New technology from IDEAS and Space Norway keeps EU satellites safe

In a few years, the EU launches its next generation Galileo navigation satellites, the ones that give us positioning data, for gadgets such as mobile phones and watches. Together, Space Norway and IDEAS facilitate radiation data that will help the EU in planning the Galileo launch. 

After detachment from the space rocket, it will take the Galileo satellites several months to reach their designated orbit, and during this period, they are exposed to severe radiation. The phase of finding its correct orbital path is called orbit raising, and for those who launch the satellites it is important to protect them as much as possible during this period. Space Norway is building two large satellites which will move in a highly elliptical orbit (HEO) in order to provide mobile broadband communication to the Arctic. For each orbit made, the satellites pass through the same altitudes as the Galileo satellites pass through during their orbit raising. With data from Space Norway’s satellites, the EU will have more accurate information about this radiation, and thus be able to better protect their future navigation satellites.
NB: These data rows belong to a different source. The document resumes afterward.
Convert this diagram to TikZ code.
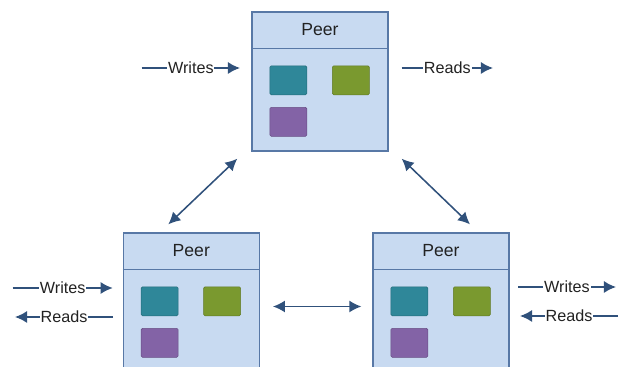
\documentclass[tikz,border=0pt]{standalone}
\usepackage{fontspec}
\setmainfont{Liberation Sans}
\usetikzlibrary{arrows.meta,calc}

\definecolor{boxfill}{HTML}{C8DAF1}
\definecolor{boxline}{HTML}{5878A6}
\definecolor{arrowblue}{HTML}{22497A}
\definecolor{teal}{HTML}{2F8799}
\definecolor{olive}{HTML}{7A992F}
\definecolor{violet}{HTML}{8363A6}
\definecolor{txt}{HTML}{222222}

\begin{document}
\begin{tikzpicture}[
  x=0.025cm, y=-0.025cm,
  peer/.style={draw=boxline, fill=boxfill, line width=0.9pt, minimum width=3.4cm, minimum height=3.475cm, inner sep=0pt},
  blk/.style={draw=#1!80!black, fill=#1, line width=0.4pt, rounded corners=1pt, minimum width=0.925cm, minimum height=0.725cm, inner sep=0pt},
  lbl/.style={font=\fontsize{11.5}{13}\selectfont, text=txt, fill=white, inner sep=0.6pt},
  io/.style={draw=arrowblue!85!gray, line width=1.1pt, -{Latex[length=3mm,width=3mm]}},
  link/.style={draw=arrowblue!85!gray, line width=1.1pt, {Latex[length=3mm,width=3mm]}-{Latex[length=3mm,width=3mm]}}
]
  \useasboundingbox (0,0) rectangle (621,367);
  \clip (0,0) rectangle (621,367);

  % peers
  \foreach \name/\px/\py in {ptop/320/81.5, pleft/191.3/302.5, pright/441/302.5} {
    \node[peer] (\name) at (\px,\py) {};
    \draw[boxline, line width=0.9pt] ($(\name.north west)+(0,37)$) -- ($(\name.north east)+(0,37)$);
    \node[font=\fontsize{12.5}{14}\selectfont, text=txt] (\name-t) at ($(\name.north)+(0,18.5)$) {Peer};
    \node[blk=teal]   (\name-a) at ($(\name.north west)+(37,69)$)   {};
    \node[blk=olive]  (\name-b) at ($(\name.north west)+(99.5,69)$) {};
    \node[blk=violet] (\name-c) at ($(\name.north west)+(37,110.5)$) {};
  }

  % inputs and outputs
  \coordinate (w1s) at (141.7,68);  \coordinate (w1e) at (240,68);
  \coordinate (r1s) at (401.7,68);  \coordinate (r1e) at (493,68);
  \coordinate (w2s) at (12.7,288);  \coordinate (w2e) at (112.7,288);
  \coordinate (r2s) at (113,317);   \coordinate (r2e) at (15,317);
  \coordinate (w3s) at (518,287);   \coordinate (w3e) at (616,287);
  \coordinate (r3s) at (618,316);   \coordinate (r3e) at (520,316);

  \draw[io] (w1s) -- node[lbl] {Writes} (w1e);
  \draw[io] (r1s) -- node[lbl] {Reads} (r1e);
  \draw[io] (w2s) -- node[lbl] {Writes} (w2e);
  \draw[io] (r2s) -- node[lbl] {Reads} (r2e);
  \draw[io] (w3s) -- node[lbl] {Writes} (w3e);
  \draw[io] (r3s) -- node[lbl] {Reads} (r3e);

  % links between peers
  \draw[link] ($(ptop.south west)+(-14,7)$) -- ($(pleft.north)+(-23,-8)$);
  \draw[link] ($(ptop.south east)+(13,7)$) -- ($(pright.north)+(29,-8)$);
  \draw[link] ($(pleft.east)+(13,4)$) -- ($(pright.west)+(-11,4)$);
\end{tikzpicture}
\end{document}
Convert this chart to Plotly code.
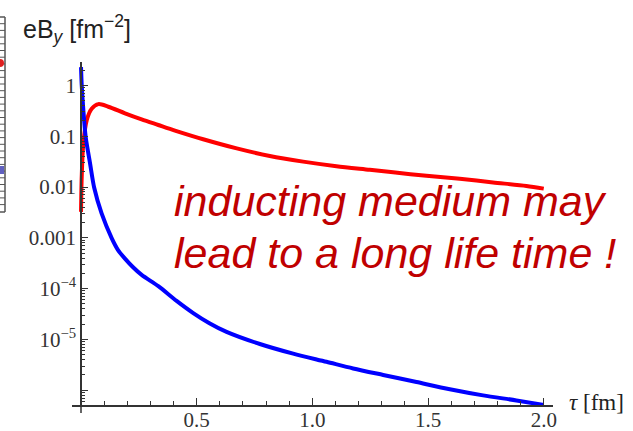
import plotly.graph_objects as go

# Proper time tau [fm] and field strength eB_y [fm^-2]
tau_medium = [0.0, 0.003, 0.01, 0.025, 0.046, 0.075, 0.118, 0.19, 0.262, 0.334, 0.406,
              0.528, 0.673, 0.816, 0.96, 1.104, 1.248, 1.349, 1.493, 1.637, 1.781, 1.925, 2.0]
eBy_medium = [0.00324, 0.0158, 0.0724, 0.209, 0.347, 0.427, 0.380, 0.282, 0.214, 0.166, 0.129,
              0.0871, 0.0575, 0.0407, 0.0316, 0.0257, 0.0219, 0.0195, 0.0166, 0.0145, 0.0123,
              0.0105, 0.0093]

tau_vacuum = [0.0, 0.003, 0.01, 0.02, 0.039, 0.057, 0.089, 0.133, 0.16, 0.19, 0.225, 0.262,
              0.334, 0.413, 0.485, 0.555, 0.629, 0.773, 0.917, 1.061, 1.176, 1.306, 1.45,
              1.594, 1.738, 1.882, 2.0]
eBy_vacuum = [2.29, 1.01, 0.327, 0.0973, 0.0292, 0.00964, 0.00302, 0.000977, 0.000575,
              0.000389, 0.000263, 0.000186, 0.000112, 5.75e-5, 3.31e-5, 2.09e-5, 1.41e-5,
              8.13e-6, 5.25e-6, 3.63e-6, 2.69e-6, 2.0e-6, 1.45e-6, 1.05e-6, 7.94e-7,
              6.31e-7, 5.13e-7]

x_tick_vals = [0.5, 1.0, 1.5, 2.0]
x_tick_text = ["0.5", "1.0", "1.5", "2.0"]
x_minor_vals = [0.1, 0.2, 0.3, 0.4, 0.6, 0.7, 0.8, 0.9, 1.1, 1.2, 1.3, 1.4,
                1.6, 1.7, 1.8, 1.9]
y_tick_vals = [1e-6, 1e-5, 1e-4, 1e-3, 1e-2, 1e-1, 1]
y_tick_text = ["", "10<sup>\u22125</sup>", "10<sup>\u22124</sup>", "0.001", "0.01", "0.1", "1"]
y_minor_vals = [m * 10.0 ** k for k in range(-7, 1) for m in range(2, 10)]

W, H = 633, 431
L, R, T, B = 72, 553, 62, 405


def px(x):
    return (x - L) / (R - L)


def py(y):
    return (B - y) / (B - T)


fig = go.Figure()
fig.add_trace(go.Scatter(x=tau_medium, y=eBy_medium, mode="lines",
                         line=dict(color="#ff0000", width=4, shape="spline", smoothing=0.8),
                         hoverinfo="skip"))
fig.add_trace(go.Scatter(x=tau_vacuum, y=eBy_vacuum, mode="lines",
                         line=dict(color="#0000ff", width=4, shape="spline", smoothing=0.8),
                         hoverinfo="skip"))

tick_font = dict(family="Liberation Serif", size=21, color="#333333")

fig.update_layout(
    width=W, height=H,
    margin=dict(l=L, r=W - R, t=T, b=H - B, pad=0, autoexpand=False),
    paper_bgcolor="white", plot_bgcolor="white",
    showlegend=False,
    xaxis=dict(range=[-0.039, 2.04], domain=[0, 1], showgrid=False, zeroline=False,
               automargin=False,
               showline=True, linecolor="#333333", linewidth=1.5,
               tickmode="array", tickvals=x_tick_vals, ticktext=x_tick_text,
               ticks="inside", ticklen=7, tickwidth=1.2, tickcolor="#333333",
               tickfont=tick_font, ticklabelstandoff=-5,
               minor=dict(tickmode="array", tickvals=x_minor_vals, ticks="inside",
                          ticklen=4, tickwidth=1, tickcolor="#333333", showgrid=False)),
    yaxis=dict(type="log", range=[-6.29, 0.46], showgrid=False, zeroline=False,
               automargin=False,
               anchor="free", position=px(81), side="left",
               showline=True, linecolor="#333333", linewidth=1.5,
               tickmode="array", tickvals=y_tick_vals, ticktext=y_tick_text,
               ticks="inside", ticklen=6, tickwidth=1.2, tickcolor="#333333",
               tickfont=tick_font,
               minor=dict(tickmode="array", tickvals=y_minor_vals, ticks="inside",
                          ticklen=3, tickwidth=1, tickcolor="#333333", showgrid=False)),
)

# short stub of the vertical axis below the horizontal one
fig.add_shape(type="line", xref="paper", yref="paper", x0=px(81), x1=px(81),
              y0=py(413), y1=py(405), line=dict(color="#333333", width=1.5))

# fragment of a neighbouring frame at the left edge
fig.add_shape(type="line", xref="paper", yref="paper", x0=px(5), x1=px(5),
              y0=py(212), y1=py(17), line=dict(color="#555555", width=1.5))
fig.add_shape(type="line", xref="paper", yref="paper", x0=px(0), x1=px(5),
              y0=py(212), y1=py(212), line=dict(color="#555555", width=1.5))
fig.add_shape(type="line", xref="paper", yref="paper", x0=px(0), x1=px(5),
              y0=py(17), y1=py(17), line=dict(color="#555555", width=1.5))
yy = 23.7
while yy < 210:
    fig.add_shape(type="line", xref="paper", yref="paper", x0=px(0), x1=px(5),
                  y0=py(yy), y1=py(yy), line=dict(color="#555555", width=1))
    yy += 6.7
fig.add_shape(type="circle", xref="paper", yref="paper", x0=px(-4), x1=px(4),
              y0=py(67), y1=py(59), fillcolor="#e02020", line=dict(width=0))
fig.add_shape(type="rect", xref="paper", yref="paper", x0=px(0), x1=px(4),
              y0=py(174), y1=py(166), fillcolor="#6060c0", line=dict(width=0))

annotations = [
    dict(text="eB<sub><i>y</i></sub> [fm<sup>\u22122</sup>]", x=px(21), y=py(29),
         xanchor="left", yanchor="middle",
         font=dict(family="Liberation Sans", size=25, color="#222222")),
    dict(text="<i>\u03c4</i> [fm]", x=px(567), y=py(402), xanchor="left", yanchor="middle",
         font=dict(family="Liberation Serif", size=23, color="#222222")),
    dict(text="<i>inducting medium may</i>", x=px(172), y=py(201), xanchor="left",
         yanchor="middle", font=dict(family="Liberation Sans", size=43, color="#c00000")),
    dict(text="<i>lead to a long life time !</i>", x=px(172), y=py(253), xanchor="left",
         yanchor="middle", font=dict(family="Liberation Sans", size=43, color="#c00000")),
]
for a in annotations:
    fig.add_annotation(xref="paper", yref="paper", showarrow=False, **a)

fig.write_html("out.html")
Space Norway and IDEAS cooperate in including a radiation monitor on one of the HEO satellites, and together they have made an agreement with the EU Commission on delivery of radiation data. With IDEAS’ monitor on board Space Norway’s satellite, Norwegian companies contribute to both national and European space targets and efforts. IDEAS is a Norwegian high-tech company with special competence within radiation, and with the support of the Norwegian Space Agency they have built a radiation monitor for mapping space radiation.
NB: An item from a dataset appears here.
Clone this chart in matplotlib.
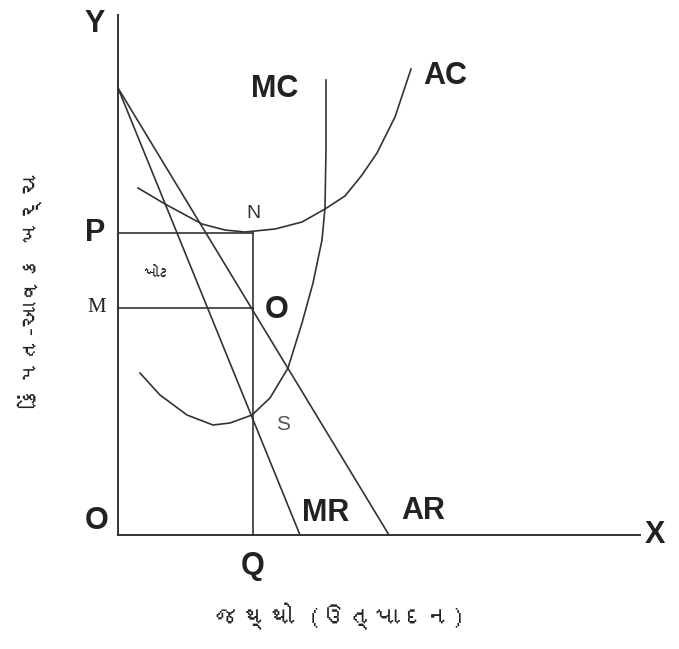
import matplotlib
matplotlib.use('Agg')
import matplotlib.pyplot as plt
from matplotlib import font_manager

# Output quantity (x) and price/cost (y), origin at O
ac_q = [20, 47, 84, 107, 127, 157, 184, 207, 227, 244, 259, 277, 293]
ac_c = [347, 331, 311, 305, 303, 306, 313, 326, 339, 360, 382, 418, 466]

mc_q = [22, 42, 69, 95, 112, 134, 152, 170, 184, 195, 204, 207, 208, 208]
mc_c = [162, 140, 120, 110, 112, 120, 137, 167, 212, 252, 295, 327, 385, 455]

ar_q = [0, 271]
ar_p = [447, 0]
mr_q = [0, 182]
mr_p = [447, 0]

q_eq = 135      # Q
p_level = 302   # P (AC at Q)
m_level = 227   # M (AR at Q)
x_end = 522
y_end = 520

x_label = 'જથ્થો (ઉત્પાદન)'
y_label = 'કિંમત-આવક ખર્ચ'
loss_label = 'ખોટ'


def find_gujarati_font():
    try:
        from fontTools.ttLib import TTFont
    except ImportError:
        return None
    for f in font_manager.fontManager.ttflist:
        try:
            tt = TTFont(f.fname, fontNumber=0, lazy=True)
            cmap = tt.getBestCmap()
            if cmap and 0x0A9C in cmap and 0x0AA5 in cmap:
                return f.name
        except Exception:
            continue
    return None


guj = find_gujarati_font()
guj_family = [guj, 'DejaVu Sans'] if guj else ['DejaVu Sans']

fig = plt.figure(figsize=(6.79, 6.49), dpi=100)
ax = fig.add_axes([0, 0, 1, 1])
ax.set_xlim(-118, 561)
ax.set_ylim(-114, 535)
ax.axis('off')

lc = '#333333'
lw = 1.2

# axes
ax.plot([0, x_end], [0, 0], color=lc, lw=1.4)
ax.plot([0, 0], [0, y_end], color=lc, lw=1.4)

# demand and marginal revenue
ax.plot(ar_q, ar_p, color=lc, lw=lw)
ax.plot(mr_q, mr_p, color=lc, lw=lw)

# cost curves
ax.plot(ac_q, ac_c, color=lc, lw=lw, solid_joinstyle='round')
ax.plot(mc_q, mc_c, color=lc, lw=lw, solid_joinstyle='round')

# guide lines
ax.plot([q_eq, q_eq], [0, p_level], color=lc, lw=lw)
ax.plot([0, q_eq], [p_level, p_level], color=lc, lw=lw)
ax.plot([0, q_eq], [m_level, m_level], color=lc, lw=lw)

bold = dict(fontfamily='Liberation Sans', fontweight='bold', fontsize=22, color='#222222')
ax.text(-23, 511, 'Y', ha='center', va='center', **bold)
ax.text(537, 0, 'X', ha='center', va='center', **bold)
ax.text(-21, 14, 'O', ha='center', va='center', **bold)
ax.text(-23, p_level, 'P', ha='center', va='center', **bold)
ax.text(q_eq, -31, 'Q', ha='center', va='center', **bold)
ax.text(159, 225, 'O', ha='center', va='center', **bold)
ax.text(157, 446, 'MC', ha='center', va='center', **bold)
ax.text(327, 459, 'AC', ha='center', va='center', **bold)
ax.text(208, 22, 'MR', ha='center', va='center', **bold)
ax.text(305, 24, 'AR', ha='center', va='center', **bold)

ax.text(135, 322, 'N', ha='center', va='center', fontfamily='Liberation Sans',
        fontsize=14, color='#333333')
ax.text(165, 110, 'S', ha='center', va='center', fontfamily='Liberation Sans',
        fontsize=15, color='#555555')
ax.text(-21, m_level, 'M', ha='center', va='center', fontfamily='Liberation Serif',
        fontsize=15, color='#222222')

ax.text(42, 260, loss_label, ha='center', va='center', family=guj_family,
        fontsize=12, color='#222222')
ax.text(222, -81, x_label, ha='center', va='center', family=guj_family,
        fontsize=19, color='#222222')
ax.text(-88, 245, y_label, ha='center', va='center', rotation=90,
        family=guj_family, fontsize=17, color='#222222')

fig.savefig('out.png', dpi=100)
The monitor will deliver valuable radiation information from the unusual highly elliptical orbit, and from the Norwegian point of view, it is a considerable contribution to future space projects in the EU – especially to the EU navigation program. Based on traditionally important research within space weather and solar radiation, Norway demonstrates an important contribution to the EU space ambitions.

This cooperation is in line with the ambition of the new Norwegian space strategy of establishing robust space infrastructure supporting national security needs.